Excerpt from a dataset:
====

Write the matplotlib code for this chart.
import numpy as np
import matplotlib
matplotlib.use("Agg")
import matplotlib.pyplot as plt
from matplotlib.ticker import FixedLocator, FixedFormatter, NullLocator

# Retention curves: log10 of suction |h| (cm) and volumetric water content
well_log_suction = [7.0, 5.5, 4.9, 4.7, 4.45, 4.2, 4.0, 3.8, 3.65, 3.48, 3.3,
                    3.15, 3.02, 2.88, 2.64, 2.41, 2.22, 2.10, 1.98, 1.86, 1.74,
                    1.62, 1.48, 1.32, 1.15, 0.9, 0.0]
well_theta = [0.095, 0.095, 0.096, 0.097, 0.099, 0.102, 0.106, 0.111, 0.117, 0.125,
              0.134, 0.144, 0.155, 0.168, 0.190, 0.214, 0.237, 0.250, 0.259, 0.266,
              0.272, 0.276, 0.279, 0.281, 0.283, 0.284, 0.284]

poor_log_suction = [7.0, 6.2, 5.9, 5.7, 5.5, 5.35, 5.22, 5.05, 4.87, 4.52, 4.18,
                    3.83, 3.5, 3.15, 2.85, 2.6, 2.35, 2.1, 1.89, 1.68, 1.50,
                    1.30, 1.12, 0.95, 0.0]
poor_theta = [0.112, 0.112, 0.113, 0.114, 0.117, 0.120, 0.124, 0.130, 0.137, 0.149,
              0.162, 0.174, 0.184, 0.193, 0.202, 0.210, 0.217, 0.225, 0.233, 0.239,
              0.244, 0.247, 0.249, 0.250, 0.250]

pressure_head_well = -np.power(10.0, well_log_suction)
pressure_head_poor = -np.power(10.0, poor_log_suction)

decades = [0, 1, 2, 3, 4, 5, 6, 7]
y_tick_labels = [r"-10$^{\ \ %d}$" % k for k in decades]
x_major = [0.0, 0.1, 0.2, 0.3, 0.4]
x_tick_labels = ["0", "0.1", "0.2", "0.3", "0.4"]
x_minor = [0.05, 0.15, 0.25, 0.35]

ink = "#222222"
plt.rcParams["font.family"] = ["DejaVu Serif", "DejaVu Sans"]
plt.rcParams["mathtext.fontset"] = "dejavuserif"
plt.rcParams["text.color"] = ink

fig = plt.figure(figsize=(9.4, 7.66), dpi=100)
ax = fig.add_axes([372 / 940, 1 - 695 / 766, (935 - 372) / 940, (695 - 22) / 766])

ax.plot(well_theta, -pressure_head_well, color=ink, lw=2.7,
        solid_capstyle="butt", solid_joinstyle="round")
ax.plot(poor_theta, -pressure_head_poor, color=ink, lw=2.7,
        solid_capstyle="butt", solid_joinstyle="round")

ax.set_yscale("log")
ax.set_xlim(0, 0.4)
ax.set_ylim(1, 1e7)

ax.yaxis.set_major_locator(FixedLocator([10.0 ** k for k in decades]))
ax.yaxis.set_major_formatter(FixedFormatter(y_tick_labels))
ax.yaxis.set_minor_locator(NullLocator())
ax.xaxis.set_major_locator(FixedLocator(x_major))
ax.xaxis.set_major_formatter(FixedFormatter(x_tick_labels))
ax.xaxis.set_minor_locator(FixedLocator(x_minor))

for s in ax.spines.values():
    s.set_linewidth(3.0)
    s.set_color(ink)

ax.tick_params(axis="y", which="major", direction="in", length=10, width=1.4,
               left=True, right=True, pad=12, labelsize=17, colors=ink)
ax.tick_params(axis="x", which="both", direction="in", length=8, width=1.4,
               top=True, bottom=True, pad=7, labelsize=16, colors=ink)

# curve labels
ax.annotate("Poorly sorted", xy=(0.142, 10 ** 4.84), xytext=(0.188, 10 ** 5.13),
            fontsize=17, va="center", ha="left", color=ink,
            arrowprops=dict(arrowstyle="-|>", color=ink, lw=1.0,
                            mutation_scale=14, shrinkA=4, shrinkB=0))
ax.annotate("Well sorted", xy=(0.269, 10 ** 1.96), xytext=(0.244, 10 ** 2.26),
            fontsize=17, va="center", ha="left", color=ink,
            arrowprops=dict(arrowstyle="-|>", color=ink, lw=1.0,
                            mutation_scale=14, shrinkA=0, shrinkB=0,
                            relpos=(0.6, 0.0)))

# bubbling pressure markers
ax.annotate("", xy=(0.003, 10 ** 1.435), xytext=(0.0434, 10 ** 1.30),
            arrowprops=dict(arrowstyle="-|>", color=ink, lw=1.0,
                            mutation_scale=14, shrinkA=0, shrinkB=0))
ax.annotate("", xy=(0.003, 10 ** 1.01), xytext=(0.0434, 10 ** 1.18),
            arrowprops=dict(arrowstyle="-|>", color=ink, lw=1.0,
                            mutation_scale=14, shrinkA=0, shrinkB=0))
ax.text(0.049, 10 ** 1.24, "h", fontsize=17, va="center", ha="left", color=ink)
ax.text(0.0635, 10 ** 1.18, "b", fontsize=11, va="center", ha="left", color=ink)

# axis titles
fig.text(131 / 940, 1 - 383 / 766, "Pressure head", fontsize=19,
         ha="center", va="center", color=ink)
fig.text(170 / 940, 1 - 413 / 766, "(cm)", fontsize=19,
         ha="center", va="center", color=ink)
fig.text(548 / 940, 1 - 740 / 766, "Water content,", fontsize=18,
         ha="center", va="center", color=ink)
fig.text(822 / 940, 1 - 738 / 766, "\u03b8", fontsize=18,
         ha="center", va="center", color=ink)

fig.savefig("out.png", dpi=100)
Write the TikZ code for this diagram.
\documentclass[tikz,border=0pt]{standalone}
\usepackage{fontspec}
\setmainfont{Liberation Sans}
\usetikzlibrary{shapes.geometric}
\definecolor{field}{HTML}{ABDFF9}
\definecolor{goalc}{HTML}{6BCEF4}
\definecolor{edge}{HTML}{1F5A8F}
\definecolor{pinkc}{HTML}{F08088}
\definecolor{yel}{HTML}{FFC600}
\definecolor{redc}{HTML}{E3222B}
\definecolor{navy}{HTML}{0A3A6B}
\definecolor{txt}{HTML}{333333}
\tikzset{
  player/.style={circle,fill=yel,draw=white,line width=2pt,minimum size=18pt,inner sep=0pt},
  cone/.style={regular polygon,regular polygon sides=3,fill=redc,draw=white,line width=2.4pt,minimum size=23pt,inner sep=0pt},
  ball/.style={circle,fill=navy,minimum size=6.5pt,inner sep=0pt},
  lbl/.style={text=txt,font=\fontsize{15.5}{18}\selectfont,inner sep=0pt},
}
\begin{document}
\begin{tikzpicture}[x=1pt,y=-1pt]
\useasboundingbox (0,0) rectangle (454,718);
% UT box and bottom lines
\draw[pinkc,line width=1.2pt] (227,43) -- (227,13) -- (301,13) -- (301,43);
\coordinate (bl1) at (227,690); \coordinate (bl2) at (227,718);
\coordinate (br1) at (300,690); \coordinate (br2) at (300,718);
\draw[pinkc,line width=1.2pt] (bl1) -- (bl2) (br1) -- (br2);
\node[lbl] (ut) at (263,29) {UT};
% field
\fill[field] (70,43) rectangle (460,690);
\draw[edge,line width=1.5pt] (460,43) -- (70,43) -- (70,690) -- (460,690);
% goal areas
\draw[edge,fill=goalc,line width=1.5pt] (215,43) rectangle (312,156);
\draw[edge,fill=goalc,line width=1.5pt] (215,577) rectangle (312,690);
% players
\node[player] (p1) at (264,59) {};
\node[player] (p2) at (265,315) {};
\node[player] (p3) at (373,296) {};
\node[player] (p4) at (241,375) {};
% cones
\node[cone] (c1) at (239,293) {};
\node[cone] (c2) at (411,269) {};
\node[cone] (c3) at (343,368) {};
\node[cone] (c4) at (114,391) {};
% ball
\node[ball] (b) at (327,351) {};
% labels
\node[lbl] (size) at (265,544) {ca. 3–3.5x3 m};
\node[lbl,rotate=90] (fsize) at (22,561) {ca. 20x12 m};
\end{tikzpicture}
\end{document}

====

■ Exercise brief:
Every line from the one containing "Write the TikZ code for this diagram." through the end of the entries above must be echoed exactly, with both ends kept.

■ Task result:
Write the TikZ code for this diagram.
\documentclass[tikz,border=0pt]{standalone}
\usepackage{fontspec}
\setmainfont{Liberation Sans}
\usetikzlibrary{shapes.geometric}
\definecolor{field}{HTML}{ABDFF9}
\definecolor{goalc}{HTML}{6BCEF4}
\definecolor{edge}{HTML}{1F5A8F}
\definecolor{pinkc}{HTML}{F08088}
\definecolor{yel}{HTML}{FFC600}
\definecolor{redc}{HTML}{E3222B}
\definecolor{navy}{HTML}{0A3A6B}
\definecolor{txt}{HTML}{333333}
\tikzset{
  player/.style={circle,fill=yel,draw=white,line width=2pt,minimum size=18pt,inner sep=0pt},
  cone/.style={regular polygon,regular polygon sides=3,fill=redc,draw=white,line width=2.4pt,minimum size=23pt,inner sep=0pt},
  ball/.style={circle,fill=navy,minimum size=6.5pt,inner sep=0pt},
  lbl/.style={text=txt,font=\fontsize{15.5}{18}\selectfont,inner sep=0pt},
}
\begin{document}
\begin{tikzpicture}[x=1pt,y=-1pt]
\useasboundingbox (0,0) rectangle (454,718);
% UT box and bottom lines
\draw[pinkc,line width=1.2pt] (227,43) -- (227,13) -- (301,13) -- (301,43);
\coordinate (bl1) at (227,690); \coordinate (bl2) at (227,718);
\coordinate (br1) at (300,690); \coordinate (br2) at (300,718);
\draw[pinkc,line width=1.2pt] (bl1) -- (bl2) (br1) -- (br2);
\node[lbl] (ut) at (263,29) {UT};
% field
\fill[field] (70,43) rectangle (460,690);
\draw[edge,line width=1.5pt] (460,43) -- (70,43) -- (70,690) -- (460,690);
% goal areas
\draw[edge,fill=goalc,line width=1.5pt] (215,43) rectangle (312,156);
\draw[edge,fill=goalc,line width=1.5pt] (215,577) rectangle (312,690);
% players
\node[player] (p1) at (264,59) {};
\node[player] (p2) at (265,315) {};
\node[player] (p3) at (373,296) {};
\node[player] (p4) at (241,375) {};
% cones
\node[cone] (c1) at (239,293) {};
\node[cone] (c2) at (411,269) {};
\node[cone] (c3) at (343,368) {};
\node[cone] (c4) at (114,391) {};
% ball
\node[ball] (b) at (327,351) {};
% labels
\node[lbl] (size) at (265,544) {ca. 3–3.5x3 m};
\node[lbl,rotate=90] (fsize) at (22,561) {ca. 20x12 m};
\end{tikzpicture}
\end{document}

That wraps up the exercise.